Supplied information:
========
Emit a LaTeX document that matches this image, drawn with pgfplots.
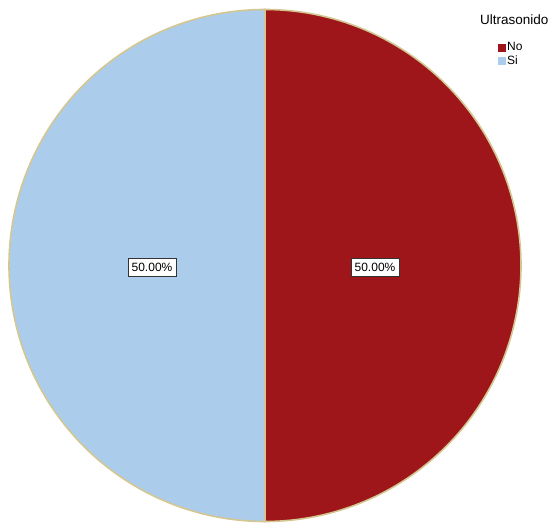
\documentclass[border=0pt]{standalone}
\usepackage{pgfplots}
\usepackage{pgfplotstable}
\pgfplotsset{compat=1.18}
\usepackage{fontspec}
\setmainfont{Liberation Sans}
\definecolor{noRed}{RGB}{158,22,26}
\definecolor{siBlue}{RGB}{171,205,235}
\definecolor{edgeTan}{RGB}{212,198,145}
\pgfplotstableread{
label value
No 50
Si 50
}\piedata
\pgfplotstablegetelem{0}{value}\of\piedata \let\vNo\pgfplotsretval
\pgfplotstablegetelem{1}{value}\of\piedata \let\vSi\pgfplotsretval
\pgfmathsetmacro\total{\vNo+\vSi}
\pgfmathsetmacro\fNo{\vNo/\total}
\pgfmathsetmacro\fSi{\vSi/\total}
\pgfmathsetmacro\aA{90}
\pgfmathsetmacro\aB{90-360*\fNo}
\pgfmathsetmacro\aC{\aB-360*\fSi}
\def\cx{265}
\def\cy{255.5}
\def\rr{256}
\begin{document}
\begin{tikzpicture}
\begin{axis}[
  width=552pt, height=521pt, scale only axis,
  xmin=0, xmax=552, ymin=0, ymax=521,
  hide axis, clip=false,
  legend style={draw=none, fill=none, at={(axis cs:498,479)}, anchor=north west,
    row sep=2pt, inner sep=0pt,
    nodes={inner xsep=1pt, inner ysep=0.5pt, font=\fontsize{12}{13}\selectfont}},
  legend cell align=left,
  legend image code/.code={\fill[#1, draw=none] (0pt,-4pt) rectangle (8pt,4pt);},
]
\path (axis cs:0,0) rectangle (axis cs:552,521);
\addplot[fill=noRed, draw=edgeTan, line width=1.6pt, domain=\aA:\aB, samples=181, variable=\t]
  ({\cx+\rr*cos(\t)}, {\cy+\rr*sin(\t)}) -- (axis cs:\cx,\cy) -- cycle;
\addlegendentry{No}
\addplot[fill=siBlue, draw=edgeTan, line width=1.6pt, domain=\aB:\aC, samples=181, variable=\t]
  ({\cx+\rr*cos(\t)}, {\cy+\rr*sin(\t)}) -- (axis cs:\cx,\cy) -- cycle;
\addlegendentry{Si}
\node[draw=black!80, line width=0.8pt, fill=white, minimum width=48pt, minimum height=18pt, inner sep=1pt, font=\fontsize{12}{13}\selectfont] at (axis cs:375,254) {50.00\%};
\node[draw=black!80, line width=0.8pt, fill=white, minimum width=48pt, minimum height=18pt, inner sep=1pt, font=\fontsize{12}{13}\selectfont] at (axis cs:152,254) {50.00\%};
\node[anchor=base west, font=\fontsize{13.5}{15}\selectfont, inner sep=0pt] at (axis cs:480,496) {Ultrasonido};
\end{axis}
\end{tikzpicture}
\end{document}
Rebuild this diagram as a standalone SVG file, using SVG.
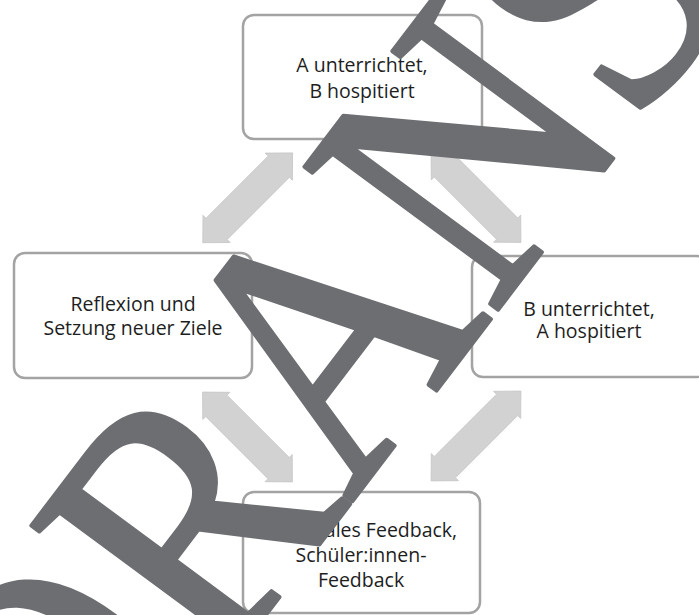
========
Exercise: Every line that holds the string "image" should be returned.

Result of the exercise:
Emit a LaTeX document that matches this image, drawn with pgfplots.
  legend image code/.code={\fill[#1, draw=none] (0pt,-4pt) rectangle (8pt,4pt);},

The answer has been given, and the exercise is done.